Police Minister, General Bheki Cele, says police have arrested 10 more suspects linked to the recent spike in Cash-in-Transit (CIT) heists across the country.
Leading a briefing on the measures to combat cash-in-transit heists to the Portfolio Committee on Police on Wednesday, Cele said the suspects were arrested across three provinces.
The arrest comes as the police has increased its hand to curb the aggravated robberies, most of which have been staged in brazen daylight, through an intervention unit as well as through partnerships with institutions in the commercial banking industry.
“…Not only were six people arrested yesterday, there were 10 – three from Limpopo, six from Mpumalanga and one in central Johannesburg, who belong to the group that hit Boksburg and the change here, all were arrested before the action,” he said.
Give police space to work
National Police Commissioner, General Khehla Sitole, made a request to Members of Parliament for further details not to be provided on the arrests to allow the police officers working on the case some space to make progress.
“My request from the start is that we are not going to share all the information. Within the stabilisation, we have also adopted a takedown approach and as we speak, we are on a night vigil with some of them from yesterday, so there is some information we will not be able to share as we are in execution. But we will try to do as much as we can,” he said.
Making a presentation to the Committee, Lieutenant-General Sehlahle Masemola, the Deputy National Commissioner for Policing, said Limpopo, Gauteng, North West and Mpumalanga were among the provinces that are mostly affected by cash-in-transit heists, while the Eastern Cape has recorded a slight increase.
He said there has been a slight decrease in the cash-in-transit hits in KwaZulu-Natal, Western Cape, Northern Cape and the Free State.
The spike in the robberies has, Masemola said, necessitated that the police top brass intervene and implement a stabilisation plan. The plan comprises of intelligence gathering, analysis and coordination; proactive and preventative approach; combating and rapid reaction approach; detection as well as communication and liaison.
Update on CIT heists
Giving an update on the cash-in-transit cases that police have handled, Masemola said between 1 April 2018 and 31 May 2018, a total of 63 suspects were arrested across Gauteng (19), North West (21), Limpopo (18) and Mpumalanga (02).
Out of these, 19 were linked to existing cash-in-transit cases.
He said while 32 remained in custody, 17 were out on bail while 14 were released on a warning and still appearing before the courts. No convictions had been obtained in the two months period.
He also said the figures have since changed drastically after 31 May.
Masemola said, meanwhile, that as part of the its communication plan, the police were facilitating continuous engagement with stakeholders, who were part of the Parliamentary briefing, including Business Against Crime SA, the SA Banking Risk Information Centre, Private Security Industry Regulatory Authority, SA Petroleum Industry Association and the Consumer Goods Council of SA.
He also said that police were also gathering a lot of proactive intelligence and that the information was assisting in the efforts to arrest the spike.
Reserve bank favours the use of currency protection devices
Francois Groepe, the Deputy Governor of the Reserve Bank, said the central bank was concerned with the associated loss of life as well as the destruction of equipment during the robberies.
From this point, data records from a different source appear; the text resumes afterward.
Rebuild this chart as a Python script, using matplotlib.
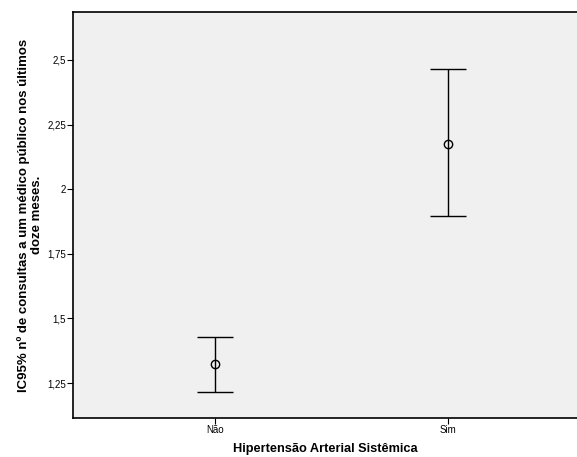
import matplotlib.pyplot as plt
from matplotlib.ticker import FuncFormatter

plt.rcParams['font.family'] = ['Liberation Sans', 'DejaVu Sans']

categorias = ['Não', 'Sim']
media = [1.322, 2.176]
ic_inf = [1.215, 1.897]
ic_sup = [1.428, 2.463]
yticks = [1.25, 1.5, 1.75, 2.0, 2.25, 2.5]

fig = plt.figure(figsize=(5.77, 4.57), dpi=100)
ax = fig.add_axes([0.1265, 0.0853, 0.8735, 0.8884])
ax.set_facecolor('#f0f0f0')

x = list(range(len(categorias)))
err = [[m - lo for m, lo in zip(media, ic_inf)], [hi - m for m, hi in zip(media, ic_sup)]]
ax.errorbar(x, media, yerr=err, fmt='o', mfc='none', mec='black', ms=6, mew=1,
            ecolor='black', elinewidth=1, capsize=13, capthick=1.2)

ax.set_xlim(-0.612, 1.556)
ax.set_ylim(1.115, 2.685)
ax.set_xticks(x)
ax.set_xticklabels(categorias)
ax.set_yticks(yticks)
ax.yaxis.set_major_formatter(FuncFormatter(lambda v, p: ('%g' % v).replace('.', ',')))
ax.tick_params(labelsize=7, length=4, width=0.8, direction='out', pad=1)

for s in ['left', 'bottom', 'top']:
    ax.spines[s].set_linewidth(1.2)
ax.spines['right'].set_visible(False)

ax.set_xlabel('Hipertensão Arterial Sistêmica', fontsize=9.2, fontweight='bold', labelpad=6)
ax.set_ylabel('IC95% nº de consultas a um médico público nos últimos\ndoze meses.',
              fontsize=9.5, fontweight='bold', labelpad=3, linespacing=1.1)

fig.savefig('out.png', dpi=100)
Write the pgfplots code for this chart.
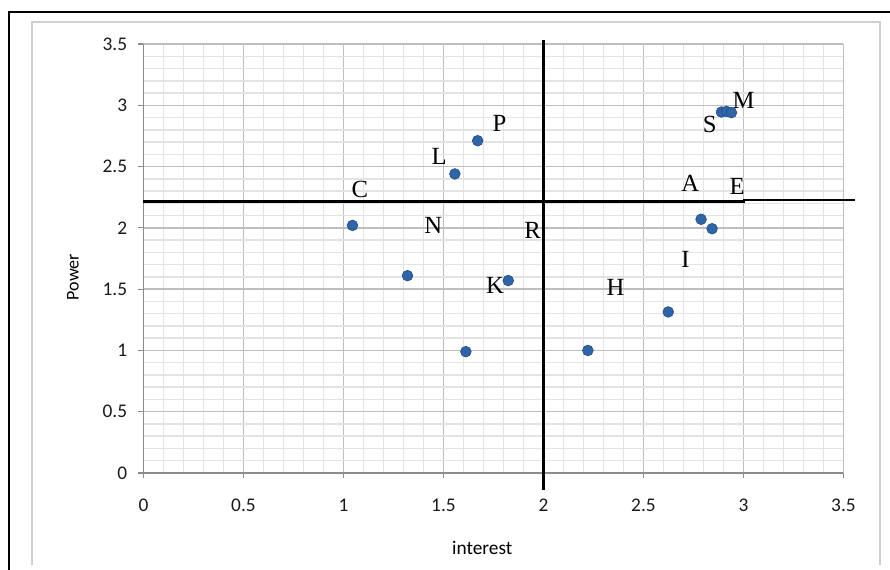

He said from a policy perspective, from a central bank perspective, there was a concern that if these attacks continue, they will have an impact in terms of the cost of logistics, which will in turn, have an impact on the value chain of cash distribution.
“Some of the impact, for example, on high insurance charges, the replacement costs of these vehicles, and that in itself we must assume will have a knock-on effect on the public in that bank charges increases, and the charge that the CIT companies will have to charge to the banks and retailers will increase, and that then in the longer term may have implications from shifting from cash to alternative means of payments – whether it is debit or credit cards,” he said.
Groepe made a recommendation to the Committee that research be expanded to look at devices and technology that would render banknotes obtained during robberies unusable.
“The research should be expanded to include, for example, CIT currency protection devices to be deployed. And it goes beyond currency protection devices. We also should look at industry practices because the reality of it is that there are devices for the boxes that are utilised in CIT vehicles but often these devices are of poor quality.
“What we need to do is to totally remove the incentive for the criminals, in other words, even if you have a successful CIT attack, and you get away with the boxes, you can’t do anything with the money.
“And that is why whenever we have seen significant development in the devices, for example, deployed in ATMs … we have seen a decline because it removes an incentive for the criminal elements. There is no price at the end of a successful criminal attack so that is of critical importance.”